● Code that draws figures
--- --- ---

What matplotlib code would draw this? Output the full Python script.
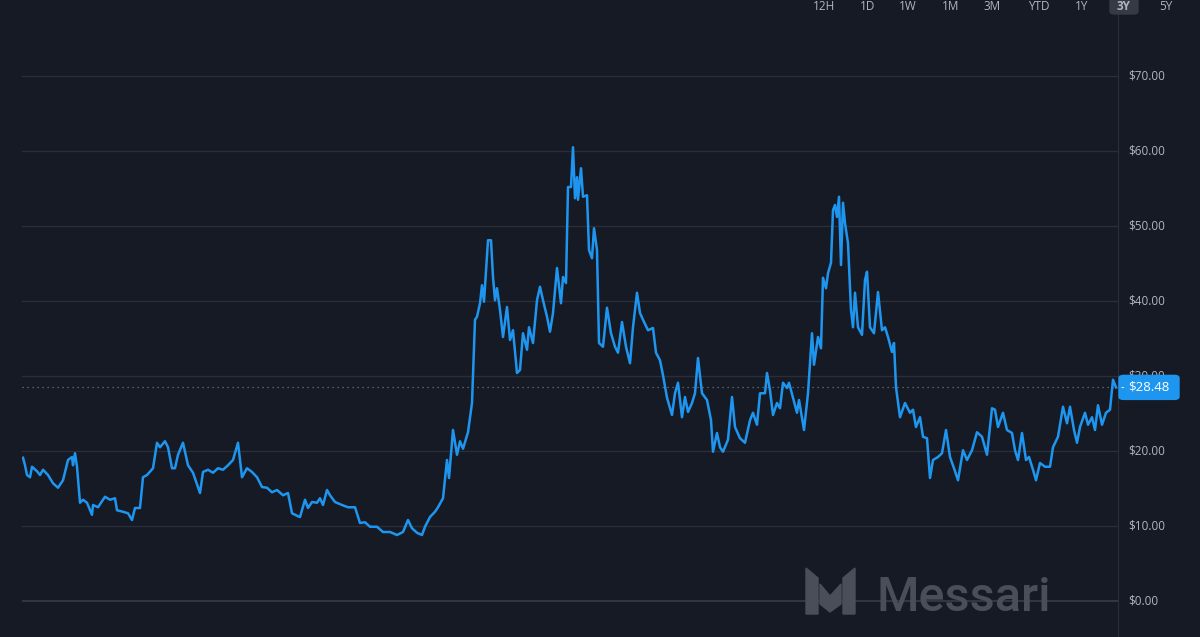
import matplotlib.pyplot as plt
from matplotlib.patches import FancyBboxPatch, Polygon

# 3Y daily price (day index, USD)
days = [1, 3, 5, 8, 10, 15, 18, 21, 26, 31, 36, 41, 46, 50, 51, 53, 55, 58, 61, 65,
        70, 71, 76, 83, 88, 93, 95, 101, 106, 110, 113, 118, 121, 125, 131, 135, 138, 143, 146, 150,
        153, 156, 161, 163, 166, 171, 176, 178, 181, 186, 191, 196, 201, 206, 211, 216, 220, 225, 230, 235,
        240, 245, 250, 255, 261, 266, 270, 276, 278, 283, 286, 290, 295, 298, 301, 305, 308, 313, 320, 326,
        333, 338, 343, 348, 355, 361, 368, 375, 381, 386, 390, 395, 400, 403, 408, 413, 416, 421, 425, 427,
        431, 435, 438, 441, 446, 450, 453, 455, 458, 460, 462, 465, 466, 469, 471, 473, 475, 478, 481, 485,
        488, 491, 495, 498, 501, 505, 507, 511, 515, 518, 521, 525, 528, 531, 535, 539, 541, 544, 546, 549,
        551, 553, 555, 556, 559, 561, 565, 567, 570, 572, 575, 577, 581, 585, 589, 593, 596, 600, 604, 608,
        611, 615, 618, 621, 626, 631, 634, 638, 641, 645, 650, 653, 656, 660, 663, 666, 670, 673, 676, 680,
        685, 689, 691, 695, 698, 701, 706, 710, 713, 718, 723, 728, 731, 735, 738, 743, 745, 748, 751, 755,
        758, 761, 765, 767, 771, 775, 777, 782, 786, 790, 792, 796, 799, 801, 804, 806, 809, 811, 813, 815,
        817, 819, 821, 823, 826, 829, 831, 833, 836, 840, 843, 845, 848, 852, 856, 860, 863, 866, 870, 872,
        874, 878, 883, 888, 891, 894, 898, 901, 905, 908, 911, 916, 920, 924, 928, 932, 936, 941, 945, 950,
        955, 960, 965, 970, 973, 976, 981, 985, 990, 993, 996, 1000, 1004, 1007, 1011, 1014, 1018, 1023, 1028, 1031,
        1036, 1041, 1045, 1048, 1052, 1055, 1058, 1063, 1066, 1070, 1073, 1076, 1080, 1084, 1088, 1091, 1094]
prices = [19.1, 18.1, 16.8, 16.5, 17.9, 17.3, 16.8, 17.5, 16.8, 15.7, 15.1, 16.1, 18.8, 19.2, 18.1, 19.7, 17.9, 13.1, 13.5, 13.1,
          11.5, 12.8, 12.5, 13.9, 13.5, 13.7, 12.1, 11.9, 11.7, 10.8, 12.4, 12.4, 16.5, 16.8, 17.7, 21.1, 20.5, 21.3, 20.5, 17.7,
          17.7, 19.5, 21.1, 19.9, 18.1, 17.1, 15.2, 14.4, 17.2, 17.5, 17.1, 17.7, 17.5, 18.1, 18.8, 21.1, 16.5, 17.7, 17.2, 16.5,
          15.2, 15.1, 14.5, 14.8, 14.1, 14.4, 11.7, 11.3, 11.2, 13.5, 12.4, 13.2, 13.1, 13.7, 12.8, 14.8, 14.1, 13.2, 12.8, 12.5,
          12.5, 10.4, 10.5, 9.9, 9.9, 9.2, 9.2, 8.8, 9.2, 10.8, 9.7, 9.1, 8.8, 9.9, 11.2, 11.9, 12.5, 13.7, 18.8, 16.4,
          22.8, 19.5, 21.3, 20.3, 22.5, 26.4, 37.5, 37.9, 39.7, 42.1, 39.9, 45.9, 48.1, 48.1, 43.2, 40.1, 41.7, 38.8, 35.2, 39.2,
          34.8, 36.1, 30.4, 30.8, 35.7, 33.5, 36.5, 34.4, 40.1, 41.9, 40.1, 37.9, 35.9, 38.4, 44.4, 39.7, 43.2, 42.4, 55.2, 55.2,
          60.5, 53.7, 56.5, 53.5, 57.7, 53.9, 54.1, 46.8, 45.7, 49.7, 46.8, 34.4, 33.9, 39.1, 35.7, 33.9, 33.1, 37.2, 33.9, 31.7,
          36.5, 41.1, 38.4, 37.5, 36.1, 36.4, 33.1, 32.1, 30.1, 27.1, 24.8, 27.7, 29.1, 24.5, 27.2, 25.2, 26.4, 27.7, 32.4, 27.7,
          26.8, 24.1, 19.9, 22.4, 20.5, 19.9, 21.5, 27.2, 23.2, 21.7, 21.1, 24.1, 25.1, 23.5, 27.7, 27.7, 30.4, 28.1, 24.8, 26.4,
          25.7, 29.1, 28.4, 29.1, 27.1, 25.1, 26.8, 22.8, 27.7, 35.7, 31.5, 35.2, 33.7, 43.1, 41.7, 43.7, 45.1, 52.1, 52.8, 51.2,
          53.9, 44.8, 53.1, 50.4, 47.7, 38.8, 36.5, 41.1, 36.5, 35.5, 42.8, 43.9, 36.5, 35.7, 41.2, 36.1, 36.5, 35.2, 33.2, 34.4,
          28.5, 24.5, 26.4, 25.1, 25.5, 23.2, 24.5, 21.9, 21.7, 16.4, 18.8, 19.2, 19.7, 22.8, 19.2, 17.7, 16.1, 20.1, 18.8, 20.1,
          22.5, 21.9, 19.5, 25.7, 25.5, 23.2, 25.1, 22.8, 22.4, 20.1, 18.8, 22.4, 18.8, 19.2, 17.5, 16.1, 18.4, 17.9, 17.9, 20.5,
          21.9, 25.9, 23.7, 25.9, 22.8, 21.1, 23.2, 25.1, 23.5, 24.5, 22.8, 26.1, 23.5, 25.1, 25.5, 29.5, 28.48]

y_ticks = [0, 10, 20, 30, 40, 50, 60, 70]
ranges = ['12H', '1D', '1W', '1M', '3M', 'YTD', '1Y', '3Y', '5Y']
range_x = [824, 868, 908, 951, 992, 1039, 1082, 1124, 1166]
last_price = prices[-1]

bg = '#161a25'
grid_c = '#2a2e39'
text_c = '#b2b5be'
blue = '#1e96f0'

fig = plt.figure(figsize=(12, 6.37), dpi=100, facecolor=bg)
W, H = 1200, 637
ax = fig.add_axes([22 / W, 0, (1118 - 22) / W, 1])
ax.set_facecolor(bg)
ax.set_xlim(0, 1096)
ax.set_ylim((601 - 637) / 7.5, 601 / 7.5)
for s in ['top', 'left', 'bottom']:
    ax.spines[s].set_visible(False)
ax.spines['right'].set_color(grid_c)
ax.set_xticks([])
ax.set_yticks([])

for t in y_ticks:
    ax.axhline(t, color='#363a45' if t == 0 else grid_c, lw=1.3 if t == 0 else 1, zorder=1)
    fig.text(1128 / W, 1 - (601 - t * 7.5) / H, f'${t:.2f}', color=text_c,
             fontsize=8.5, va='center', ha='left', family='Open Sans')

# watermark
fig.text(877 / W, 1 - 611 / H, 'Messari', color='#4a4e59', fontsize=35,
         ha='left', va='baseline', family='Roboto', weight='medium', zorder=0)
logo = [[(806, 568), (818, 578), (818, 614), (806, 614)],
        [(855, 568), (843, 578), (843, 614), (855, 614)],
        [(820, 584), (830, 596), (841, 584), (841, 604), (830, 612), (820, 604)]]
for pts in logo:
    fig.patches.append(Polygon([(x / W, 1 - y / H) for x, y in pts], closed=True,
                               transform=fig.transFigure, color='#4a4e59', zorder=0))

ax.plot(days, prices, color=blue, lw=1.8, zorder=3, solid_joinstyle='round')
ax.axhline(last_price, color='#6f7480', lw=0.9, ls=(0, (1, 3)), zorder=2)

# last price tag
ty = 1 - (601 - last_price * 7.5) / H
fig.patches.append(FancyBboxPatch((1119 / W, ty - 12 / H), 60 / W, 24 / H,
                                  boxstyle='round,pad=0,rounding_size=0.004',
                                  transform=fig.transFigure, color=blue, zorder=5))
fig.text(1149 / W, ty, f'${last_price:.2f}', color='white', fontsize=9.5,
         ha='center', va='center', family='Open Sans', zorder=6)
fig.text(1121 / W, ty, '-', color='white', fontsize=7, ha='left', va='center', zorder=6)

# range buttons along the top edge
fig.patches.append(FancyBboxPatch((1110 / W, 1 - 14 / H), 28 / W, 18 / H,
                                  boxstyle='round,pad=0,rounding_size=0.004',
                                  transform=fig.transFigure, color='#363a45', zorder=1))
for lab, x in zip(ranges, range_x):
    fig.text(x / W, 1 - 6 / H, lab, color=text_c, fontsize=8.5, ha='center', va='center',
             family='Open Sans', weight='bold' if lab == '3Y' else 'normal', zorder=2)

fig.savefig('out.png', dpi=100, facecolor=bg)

--- --- ---

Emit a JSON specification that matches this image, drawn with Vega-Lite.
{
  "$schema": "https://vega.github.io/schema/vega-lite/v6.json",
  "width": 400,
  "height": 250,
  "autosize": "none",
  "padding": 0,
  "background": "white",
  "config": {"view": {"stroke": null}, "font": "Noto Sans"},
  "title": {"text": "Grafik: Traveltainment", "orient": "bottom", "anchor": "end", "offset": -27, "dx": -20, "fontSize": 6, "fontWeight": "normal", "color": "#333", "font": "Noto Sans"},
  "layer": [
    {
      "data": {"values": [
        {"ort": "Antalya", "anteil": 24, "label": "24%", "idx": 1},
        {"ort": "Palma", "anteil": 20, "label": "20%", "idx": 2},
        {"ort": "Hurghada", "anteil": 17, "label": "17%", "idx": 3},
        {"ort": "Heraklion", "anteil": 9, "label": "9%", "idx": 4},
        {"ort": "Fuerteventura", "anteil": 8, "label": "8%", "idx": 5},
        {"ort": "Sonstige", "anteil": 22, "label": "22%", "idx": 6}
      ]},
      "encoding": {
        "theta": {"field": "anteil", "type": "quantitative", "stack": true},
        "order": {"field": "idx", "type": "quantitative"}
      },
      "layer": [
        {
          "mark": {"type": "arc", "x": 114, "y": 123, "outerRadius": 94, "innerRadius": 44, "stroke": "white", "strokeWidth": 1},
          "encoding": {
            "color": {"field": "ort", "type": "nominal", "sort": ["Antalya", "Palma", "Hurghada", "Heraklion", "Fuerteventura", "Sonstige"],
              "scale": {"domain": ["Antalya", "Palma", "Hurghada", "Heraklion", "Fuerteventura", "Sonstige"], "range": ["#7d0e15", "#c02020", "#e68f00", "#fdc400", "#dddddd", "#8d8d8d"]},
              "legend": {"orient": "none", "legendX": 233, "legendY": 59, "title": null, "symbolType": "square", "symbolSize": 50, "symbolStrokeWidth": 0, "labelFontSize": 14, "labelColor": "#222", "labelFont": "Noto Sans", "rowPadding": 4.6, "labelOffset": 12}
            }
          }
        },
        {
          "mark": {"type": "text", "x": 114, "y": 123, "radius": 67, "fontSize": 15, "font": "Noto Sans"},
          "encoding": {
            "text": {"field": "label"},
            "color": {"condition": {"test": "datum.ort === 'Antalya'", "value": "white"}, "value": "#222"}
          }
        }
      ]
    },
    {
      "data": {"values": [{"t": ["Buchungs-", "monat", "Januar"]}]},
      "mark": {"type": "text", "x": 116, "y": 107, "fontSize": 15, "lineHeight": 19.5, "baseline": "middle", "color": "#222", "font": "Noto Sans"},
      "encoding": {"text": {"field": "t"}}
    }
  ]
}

--- --- ---

Leaving out the pictures, extract the stretch from the line holding "What matplotlib code" through the line holding "from matplotlib.patches import", word for word.

What matplotlib code would draw this? Output the full Python script.
import matplotlib.pyplot as plt
from matplotlib.patches import FancyBboxPatch, Polygon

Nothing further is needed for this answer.